Faber, in pipping Milo Books, Profile and Snowbooks to the National Book Tokens Trade Publisher of the Year prize, was praised for its ability to combine literary excellence with bestsellers. "Faber had a fantastic year, with great agility in its marketing," the judges said. "It goes from strength to strength and represents the very best of independent publishing."
Faber also took home the Nielsen Innovation of the Year Award for its formation of the Independent Alliance of Publishers. IPG judges praised the alliance for increasing sales for its members among mass retailers, and for helping to support independent booksellers with better terms and promotions. "This is a genuine innovation that will help independent publishers and booksellers survive," the judges said. Others on the shortlist were 100-Minute Press for The 100-Minute Bible; The Bodleian Library for its Instructions for Servicemen books; Class Legal for its family law software; and Salt Publishing for its efforts to reinvigorate poetry sales.

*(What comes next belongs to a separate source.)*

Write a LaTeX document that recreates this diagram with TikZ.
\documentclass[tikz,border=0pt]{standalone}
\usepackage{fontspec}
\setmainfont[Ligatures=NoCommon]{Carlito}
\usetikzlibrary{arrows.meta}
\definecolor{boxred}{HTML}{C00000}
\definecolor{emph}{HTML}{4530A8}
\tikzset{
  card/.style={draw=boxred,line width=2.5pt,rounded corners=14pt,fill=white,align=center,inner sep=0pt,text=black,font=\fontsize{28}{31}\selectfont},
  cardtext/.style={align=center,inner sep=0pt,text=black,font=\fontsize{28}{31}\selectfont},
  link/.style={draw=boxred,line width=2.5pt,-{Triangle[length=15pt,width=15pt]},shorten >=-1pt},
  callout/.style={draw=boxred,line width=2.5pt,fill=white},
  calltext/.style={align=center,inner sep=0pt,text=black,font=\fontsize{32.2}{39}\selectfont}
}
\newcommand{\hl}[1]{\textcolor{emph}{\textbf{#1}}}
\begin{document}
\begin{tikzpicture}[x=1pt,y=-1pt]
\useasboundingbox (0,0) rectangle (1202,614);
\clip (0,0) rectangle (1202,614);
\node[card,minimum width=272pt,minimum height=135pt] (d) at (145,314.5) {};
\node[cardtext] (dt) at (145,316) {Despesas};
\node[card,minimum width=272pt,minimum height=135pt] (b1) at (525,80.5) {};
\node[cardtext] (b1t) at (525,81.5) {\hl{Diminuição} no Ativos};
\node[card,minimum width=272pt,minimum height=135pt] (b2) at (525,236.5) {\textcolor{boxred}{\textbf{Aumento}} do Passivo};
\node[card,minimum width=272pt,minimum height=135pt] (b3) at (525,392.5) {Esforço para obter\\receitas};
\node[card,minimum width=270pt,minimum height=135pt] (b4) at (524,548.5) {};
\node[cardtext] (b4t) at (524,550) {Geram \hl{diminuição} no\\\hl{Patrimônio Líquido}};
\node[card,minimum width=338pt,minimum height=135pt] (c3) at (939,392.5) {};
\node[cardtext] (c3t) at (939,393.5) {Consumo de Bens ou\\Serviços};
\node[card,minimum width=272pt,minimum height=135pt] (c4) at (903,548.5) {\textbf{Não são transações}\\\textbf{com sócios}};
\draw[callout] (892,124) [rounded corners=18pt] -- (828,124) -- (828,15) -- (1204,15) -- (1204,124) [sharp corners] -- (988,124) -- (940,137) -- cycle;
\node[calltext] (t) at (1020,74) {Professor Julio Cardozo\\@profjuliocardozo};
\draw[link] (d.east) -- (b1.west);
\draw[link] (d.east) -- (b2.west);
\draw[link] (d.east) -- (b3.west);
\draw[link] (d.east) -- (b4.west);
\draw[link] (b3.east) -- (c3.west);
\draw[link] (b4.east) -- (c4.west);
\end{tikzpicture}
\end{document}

Edinburgh-based Barrington Stoke garnered the Lighting Source Children's Publisher of the Year Award for its commitment to children who have dyslexia or reading difficulties. Its strengths include experimenting with new formats and expanding its sales with schools. "Barrington Stoke has stuck closely to its niche and its readers while constantly seeking ways to innovate," the judges said. Other candidates in the category were Catnip Publishing and Piccadilly Press.
The SBS Worldwide Education Publisher of the Year Award was given to Featherstone in recognition of its rapid success since its launch in 1998. Judges liked the company's commitment to the entire publishing process—from creating and editing books to printing them on inhouse digital facilities and dispatching and invoicing. Featherstone specialises in books for adults who work with children from birth to eight, and judges praised its knowledge of its niche. Barrington Stoke and Galore Park were runners-up.

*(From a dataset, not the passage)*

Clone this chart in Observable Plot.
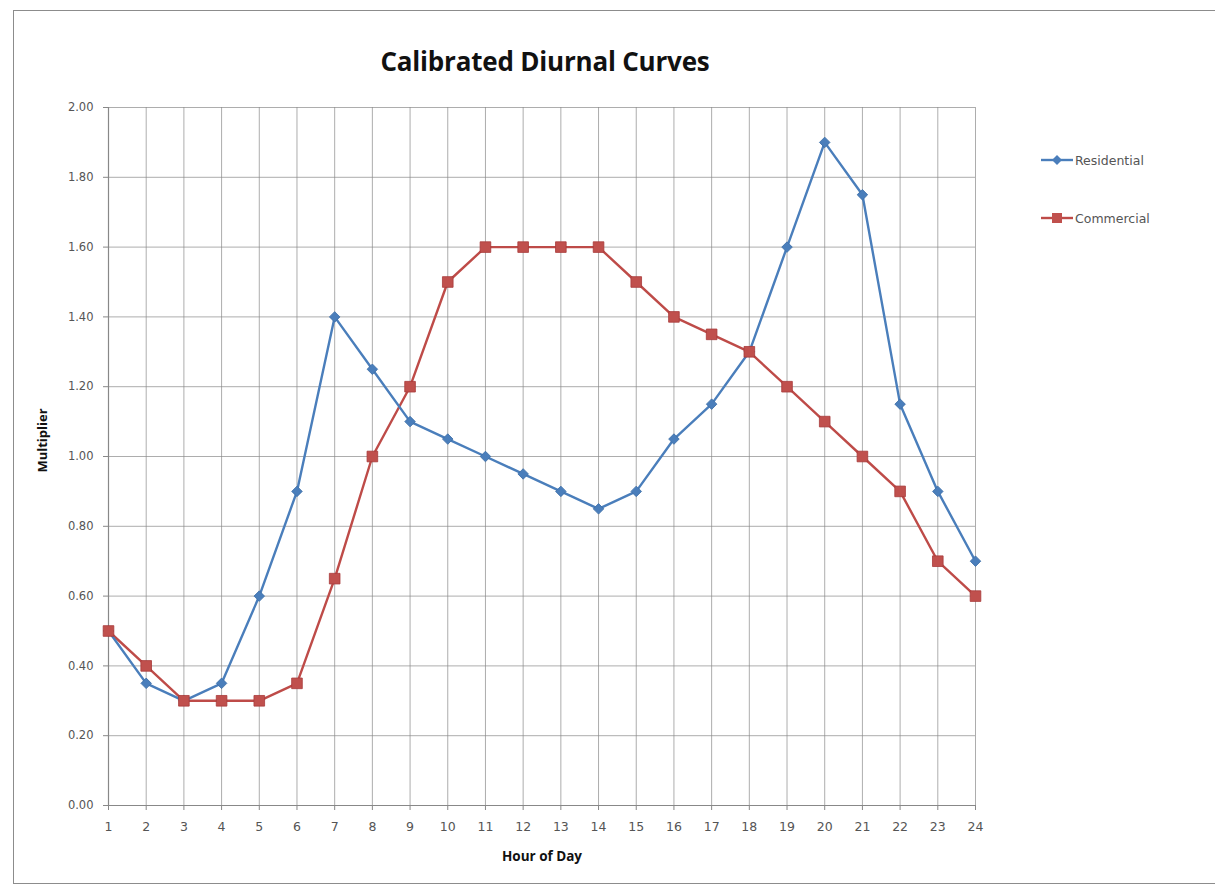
<!DOCTYPE html>
<html>
<head>
<meta charset="utf-8">
<script src="https://cdn.jsdelivr.net/npm/d3@7"></script>
<script src="https://cdn.jsdelivr.net/npm/@observablehq/plot@0.6"></script>
<style>
  html, body { margin: 0; padding: 0; background: #fff; }
  #wrap { position: relative; width: 1215px; height: 888px; overflow: hidden; font-family: "Open Sans", "Liberation Sans", sans-serif; }
  #frame { position: absolute; left: 13px; top: 10px; width: 1215px; height: 874px; border: 1.5px solid #8c8c8c; box-sizing: border-box; }
  #title { position: absolute; left: 0; width: 1090px; top: 43px; text-align: center; font-size: 26px; font-weight: 700; color: #111; letter-spacing: -0.2px; }
  #legend { position: absolute; left: 1040px; top: 150px; font-family: "DejaVu Sans", sans-serif; font-size: 12.5px; color: #555; }
  .li { display: flex; align-items: center; height: 20px; margin-bottom: 38px; }
  .li svg { margin-right: 1px; }
  #chart { position: absolute; left: 0; top: 0; }
</style>
</head>
<body>
<div id="wrap">
  <div id="frame"></div>
  <div id="chart"></div>
  <div id="title">Calibrated Diurnal Curves</div>
  <div id="legend"></div>
</div>
<script>
const hours = [1,2,3,4,5,6,7,8,9,10,11,12,13,14,15,16,17,18,19,20,21,22,23,24];
const residential = [0.50,0.35,0.30,0.35,0.60,0.90,1.40,1.25,1.10,1.05,1.00,0.95,0.90,0.85,0.90,1.05,1.15,1.30,1.60,1.90,1.75,1.15,0.90,0.70];
const commercial  = [0.50,0.40,0.30,0.30,0.30,0.35,0.65,1.00,1.20,1.50,1.60,1.60,1.60,1.60,1.50,1.40,1.35,1.30,1.20,1.10,1.00,0.90,0.70,0.60];
const yTicks = [0,0.2,0.4,0.6,0.8,1.0,1.2,1.4,1.6,1.8,2.0];
const seriesNames = ["Residential", "Commercial"];

const resBlue = "#4A7EBB";
const comRed = "#BE4B48";

const resData = hours.map((h, i) => ({hour: h, value: residential[i]}));
const comData = hours.map((h, i) => ({hour: h, value: commercial[i]}));

const chart = Plot.plot({
  width: 1215,
  height: 888,
  marginLeft: 108,
  marginRight: 240,
  marginTop: 107,
  marginBottom: 83,
  x: {type: "linear", domain: [1, 24], label: null},
  y: {type: "linear", domain: [0, 2], label: null},
  style: {fontFamily: "'DejaVu Sans', sans-serif", fontSize: "12px", color: "#555", background: "transparent"},
  marks: [
    Plot.gridX(hours, {stroke: "#8a8a8a", strokeOpacity: 0.7, strokeWidth: 1}),
    Plot.gridY(yTicks, {stroke: "#8a8a8a", strokeOpacity: 0.7, strokeWidth: 1}),
    Plot.ruleY([0], {stroke: "#888", strokeWidth: 1.2}),
    Plot.ruleX([1], {stroke: "#888", strokeWidth: 1.2}),
    Plot.axisX(hours, {tickSize: 5, tickPadding: 12, fontSize: 12.5, fill: "#555", stroke: "#888", tickFormat: d => String(d)}),
    Plot.axisY(yTicks, {tickSize: 5, tickPadding: 10, fontSize: 11.5, fill: "#555", stroke: "#888", tickFormat: d => d.toFixed(2)}),
    Plot.line(comData, {x: "hour", y: "value", stroke: comRed, strokeWidth: 2.4}),
    Plot.line(resData, {x: "hour", y: "value", stroke: resBlue, strokeWidth: 2.4}),
    Plot.dot(resData, {x: "hour", y: "value", symbol: "square", r: 4.2, rotate: 45, fill: resBlue, stroke: "#3d6fa8", strokeWidth: 0.8}),
    Plot.dot(comData, {x: "hour", y: "value", symbol: "square", r: 6, fill: "#C0504D", stroke: "#a83a3a", strokeWidth: 0.8}),
    Plot.text(["Hour of Day"], {frameAnchor: "bottom", dy: 55, fontFamily: "'Open Sans', sans-serif", fontWeight: 700, fontSize: 13.5, fill: "#111"}),
    Plot.text(["Multiplier"], {frameAnchor: "left", textAnchor: "middle", dx: -66, dy: -16, rotate: -90, fontFamily: "'Open Sans', sans-serif", fontWeight: 700, fontSize: 13, fill: "#111"})
  ]
});
document.getElementById("chart").appendChild(chart);

// legend
const legend = document.getElementById("legend");
const colors = [resBlue, comRed];
seriesNames.forEach((name, i) => {
  const row = document.createElement("div");
  row.className = "li";
  const sw = d3.create("svg").attr("width", 34).attr("height", 14);
  sw.append("line").attr("x1", 1).attr("x2", 33).attr("y1", 7).attr("y2", 7).attr("stroke", colors[i]).attr("stroke-width", 2.4);
  if (i === 0) {
    sw.append("path").attr("d", "M17,2 L22,7 L17,12 L12,7 Z").attr("fill", resBlue);
  } else {
    sw.append("rect").attr("x", 12).attr("y", 2).attr("width", 10).attr("height", 10).attr("fill", "#C0504D");
  }
  row.appendChild(sw.node());
  const t = document.createElement("span");
  t.textContent = name;
  row.appendChild(t);
  legend.appendChild(row);
});
</script>
</body>
</html>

Jolly Learning, in edging out Faber and Willan Publishing for the UK Trade & Investment International Achievement Award, was recognised for its efforts to increase sales overseas. Careful targeting of potential customers for its books about the teaching of reading and writing had been backed up by in-depth understanding of overseas markets.
The IPG Diversity Award was given to Frances Lincoln in recognition of its commitment to publishing for black and minority ethnic communities in the UK. Judges were impressed by its dual language books and titles that introduced children to different people, cultures and religions around the world. Highly commended in this category was Tamarind Books, an independent that has specialised in multicultural children's books--and titles for black children in particular--for 20 years. Also shortlisted were Arcadia Books and Flipped Eye Publishing.

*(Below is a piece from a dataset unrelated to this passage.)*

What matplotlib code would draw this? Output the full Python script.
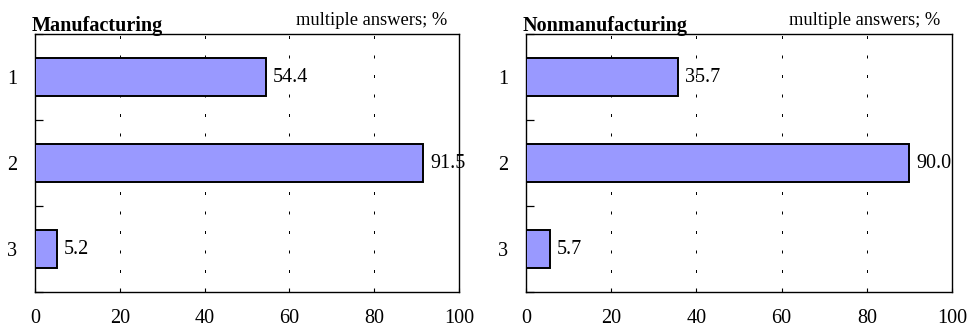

Finally, the IPG Patrons Lifetime Achievement Award celebrated Philip Kogan's 40 years as an independent publisher. He is the founder and chairman of Kogan Page, Europe's largest independent publisher of business books with around 1,500 titles in print. The IPG's patrons nominated Philip Kogan for the award for his commitment to the Kogan Page business and his vigorous support of the IPG since its foundation. "He is an inspiring independent publisher with great vision who has refused to be bullied and has led his company into its 40th year," the judges said.
Bridget Shine concluded that the awards were a "best of breed" showcase for independent publishers and that the sector was growing for good reason. She added: "Being 'an independent' is more than just a claim about ownership structure. It makes a bold statement as to a company's creativity, confidence, agility and tough commercial practice."